Stark takes fresh look at Christian history

By Joshua Madden
A&E Editor

Trying to document the history of the world’s largest religion would be a difficult task for anyone, but Baylor Distinguished Professor of the Social Sciences Dr. Rodney Stark decided to fit in all in a book around 500 pages long without sacrificing quality or accuracy.

I’m happy to say that the result, his book “The Triumph of Christianity: How the Jesus Movement Became the World’s Largest Religion,” succeeds in that respect. The book is, quite simply, excellent.

“The Triumph of Christianity” is quite possibly the best nonfiction book I’ve read this year. The only book even close is Michael Lewis’ “Moneyball,” but given that it discusses baseball statistics and “The Triumph of Christianity” documents the history of the world’s most popular religion, I think Stark’s book is certainly more meaningful. “The Triumph of Christianity” has certainly made more of an impact on my life than “Moneyball” did.

I picked up the book expecting it to be an exploration of Christian theology. While there is some of that sporadically throughout the book, Stark’s purpose is more to answer a relatively important question: how did an obscure Jewish movement become so big?

Whether you’re religious or not, you’ll find that this is indeed an important question.

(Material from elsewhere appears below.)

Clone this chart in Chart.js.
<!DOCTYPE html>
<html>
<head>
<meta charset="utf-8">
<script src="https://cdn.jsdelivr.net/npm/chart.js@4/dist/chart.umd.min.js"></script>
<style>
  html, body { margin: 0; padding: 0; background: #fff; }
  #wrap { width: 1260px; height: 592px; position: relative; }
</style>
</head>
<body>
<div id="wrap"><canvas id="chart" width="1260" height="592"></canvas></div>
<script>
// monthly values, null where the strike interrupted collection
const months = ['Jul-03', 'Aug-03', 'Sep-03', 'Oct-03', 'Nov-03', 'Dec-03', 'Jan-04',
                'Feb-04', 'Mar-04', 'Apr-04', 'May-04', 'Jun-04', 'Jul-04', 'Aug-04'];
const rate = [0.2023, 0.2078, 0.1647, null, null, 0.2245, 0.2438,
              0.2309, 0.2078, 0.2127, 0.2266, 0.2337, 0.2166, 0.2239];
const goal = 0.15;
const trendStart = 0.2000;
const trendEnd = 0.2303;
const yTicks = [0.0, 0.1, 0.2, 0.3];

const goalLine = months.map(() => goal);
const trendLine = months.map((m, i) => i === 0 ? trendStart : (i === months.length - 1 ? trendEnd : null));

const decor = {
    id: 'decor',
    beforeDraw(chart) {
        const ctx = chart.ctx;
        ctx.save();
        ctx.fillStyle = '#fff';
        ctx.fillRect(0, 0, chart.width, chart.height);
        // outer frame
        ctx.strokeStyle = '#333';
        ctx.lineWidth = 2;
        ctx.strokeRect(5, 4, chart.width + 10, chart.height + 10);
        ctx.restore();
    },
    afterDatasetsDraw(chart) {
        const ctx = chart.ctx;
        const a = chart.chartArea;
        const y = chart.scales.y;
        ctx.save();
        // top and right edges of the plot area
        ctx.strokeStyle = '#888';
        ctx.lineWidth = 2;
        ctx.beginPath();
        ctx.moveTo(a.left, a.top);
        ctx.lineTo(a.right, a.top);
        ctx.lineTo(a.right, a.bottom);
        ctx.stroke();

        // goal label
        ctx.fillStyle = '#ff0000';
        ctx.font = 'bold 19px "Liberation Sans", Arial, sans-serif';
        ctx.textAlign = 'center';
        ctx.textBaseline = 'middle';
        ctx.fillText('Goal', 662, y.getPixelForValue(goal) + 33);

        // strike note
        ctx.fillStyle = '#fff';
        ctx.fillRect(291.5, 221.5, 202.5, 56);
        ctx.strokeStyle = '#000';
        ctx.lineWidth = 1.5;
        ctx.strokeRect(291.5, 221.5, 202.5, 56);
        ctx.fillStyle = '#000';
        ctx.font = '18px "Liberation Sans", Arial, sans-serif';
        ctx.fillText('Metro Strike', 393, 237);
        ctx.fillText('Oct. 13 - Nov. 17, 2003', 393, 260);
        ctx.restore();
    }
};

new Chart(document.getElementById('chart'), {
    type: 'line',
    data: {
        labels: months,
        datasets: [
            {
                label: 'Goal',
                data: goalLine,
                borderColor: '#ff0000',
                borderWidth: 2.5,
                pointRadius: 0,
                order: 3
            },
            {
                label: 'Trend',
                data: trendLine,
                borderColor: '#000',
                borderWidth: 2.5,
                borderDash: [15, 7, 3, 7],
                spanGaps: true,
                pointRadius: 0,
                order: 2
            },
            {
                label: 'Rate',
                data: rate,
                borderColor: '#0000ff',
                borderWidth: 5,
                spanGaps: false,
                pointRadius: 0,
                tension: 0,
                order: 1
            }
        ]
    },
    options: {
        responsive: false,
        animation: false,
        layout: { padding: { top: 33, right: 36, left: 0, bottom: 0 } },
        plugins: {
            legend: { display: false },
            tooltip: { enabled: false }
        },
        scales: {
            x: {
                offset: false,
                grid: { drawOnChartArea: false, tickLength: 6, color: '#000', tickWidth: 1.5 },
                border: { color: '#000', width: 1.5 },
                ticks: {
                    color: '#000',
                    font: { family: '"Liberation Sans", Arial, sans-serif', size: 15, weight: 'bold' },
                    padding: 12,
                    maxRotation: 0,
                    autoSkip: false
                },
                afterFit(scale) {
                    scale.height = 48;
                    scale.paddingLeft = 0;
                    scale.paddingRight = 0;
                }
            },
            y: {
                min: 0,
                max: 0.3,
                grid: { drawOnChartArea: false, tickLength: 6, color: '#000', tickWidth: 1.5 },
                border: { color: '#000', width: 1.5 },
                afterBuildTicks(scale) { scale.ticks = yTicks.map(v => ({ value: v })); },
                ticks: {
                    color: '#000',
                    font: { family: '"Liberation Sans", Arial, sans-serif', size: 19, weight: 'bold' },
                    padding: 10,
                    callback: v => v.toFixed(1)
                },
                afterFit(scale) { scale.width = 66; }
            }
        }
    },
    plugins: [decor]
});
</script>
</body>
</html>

Why is it that so many people around the world believe in Christ? That’s not something that happens on accident — for some reason, whether you believe in Christ or not, you have to admit that his message resonates with people.

Stark starts the book out before Christ, focusing heavily on the religious elements at play in the Roman empire and he shows that this was a group of people who were desperate for some kind of meaningful belief system. In a world with high infant mortality, short life-spans and widespread poverty, Roman citizens were looking for some reason to not simply give up hope.

One of the most interesting concepts that Stark presents in the book is the idea of divine accommodation, which can be summarized as the belief that a divine power will shape its message and the delivery of that message in a way that resonates with the people who are expected to believe in it.

In the case of Christianity, there was a significant build-up to the Christ story; the idea that an all-powerful God would send his son to die publicly in order to wash away the sins of mankind is something that resonated with Roman citizens and, as Stark points out, is still resonating with more than a billion people around the world.

Stark goes through human history explaining how this message continued to resonate with people and also wasn’t responsible for many of the negative things that people associate with Christianity.

For example, Stark goes through “the Dark Ages” and shows why they weren’t dark at all. They weren’t a backwards time in which people weren’t developing at all; they were a time that led to major developments in art, engineering and even something that non-Christians can embrace: the development of modern capitalism.

That’s just one of many topics that Stark takes on — darker areas of Christian history aren’t safe from Stark’s analysis either. He shows how the Crusades and the Spanish Inquisition were not as simplistic as many modern scholars tend to present them. It’s interesting reading the book because what Stark says goes against what you may have been taught in classes, but when you look at the evidence that Stark presents in the book, it’s hard to argue with his conclusions.

“The Triumph of Christianity” is not a book by a Christian trying to force his beliefs down the throat of his readers. Stark’s claims are well-researched and well-documented — this is very much a historical work.

As strange of a comparison as this is to make, it’s much like Judd Apatow’s terrible film “Funny People.” Many people thought that a movie about comedians would be funny, but it was actually a drama and the dramatic participants just happened to comedians.

Much like “Funny People,” just because the topic matter is a religion, “The Triumph of Christianity” is not a religious book; it is a book about the history of a religion. There’s a big difference between the two. Unlike “Funny People,” however, “The Triumph of Christianity” is worth your time.

I don’t care if you are the most devout Christian or Christopher Hitchens, you owe it to yourself to read this book. Understanding the historical context that surrounded Jesus and the rise of the religion after he left the earth is something that every literate person owes it to themselves to do.

I can cite very few books that have had as much of a meaningful impact on me as “The Triumph of Christianity” has. Nearly every Christian facet of my life has been placed in a new context thanks to this book. It is my sincerest hope that you will read the book and find it as rewarding as I did.